MEPs insisted on the need to ensure that the three categories remain strictly separate during the whole of the food chain. This separation must be as clear and as obvious as possible so that any member of the civil society may check the system (storage depots and transit firms must be differentiated according to the categories of by-products). During the debate, Commissioner David Byrne welcomed these proposals and specifications which allow the risk of cross contamination to be limited. The EP proposed, with the agreement of Mr Byrne, that a new article should be drafted to remedy the derogation, set out in the directive adopted in 2000 (on waste incineration), for the incineration of animal carcasses. Given the dioxin crisis in 1999, the Parliament also hopes to put an end to the accumulation and circulation of chemical products, both natural and artificial (which are fat-soluble).

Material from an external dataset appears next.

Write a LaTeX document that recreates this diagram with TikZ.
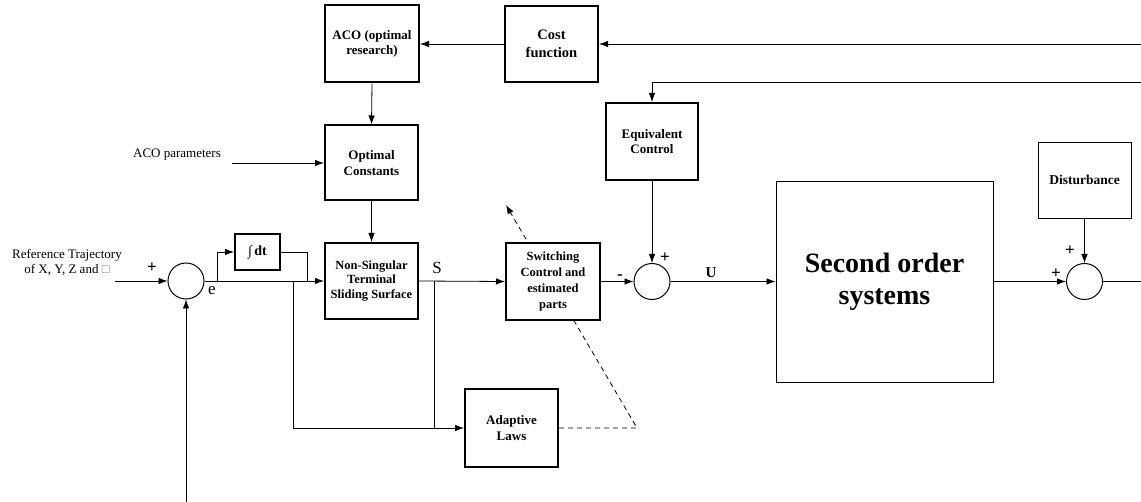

Rapporteur convinces plenary to limit derogations, which displeases David Byrne

Following the advice of its rapporteur (who was supported by Mr Byrne), the EP rejected a certain number of amendments that would have allowed: - remote regions to eliminate animal waste where the animals were farmed, to reduce risks inherent to collection and transport; - resort to the treatment of alkaline hydrolysis for products and waste that could then be destroyed on the farms (a method used in the United States for sheep imported from Europe in Vermont and for black-tailed deer and elk in Colorado and Wyoming); - extend the scope of category 1 to all suspect causes of death among livestock; - exclude from the scope of this regulation liquid manure produced from farms.

The second report adopted concerns a draft directive aiming to simplify the various texts on the health rules applicable to animal by-products. The rapporteur approves the Commission proposal on the issue, with the exception of the date that is suggested for the entry into force of the Directive. The EP calls on the Member States to implement the regulatory and administrative legislative provisions necessary to conform to the Directive as of 1 January 2002 (instead of 1 January 2003, according to the Commission). This date for the entry into force must correspond with the implementation date of the new regulation applicable to animal by-products examined in the previous report by Marit Paulsen.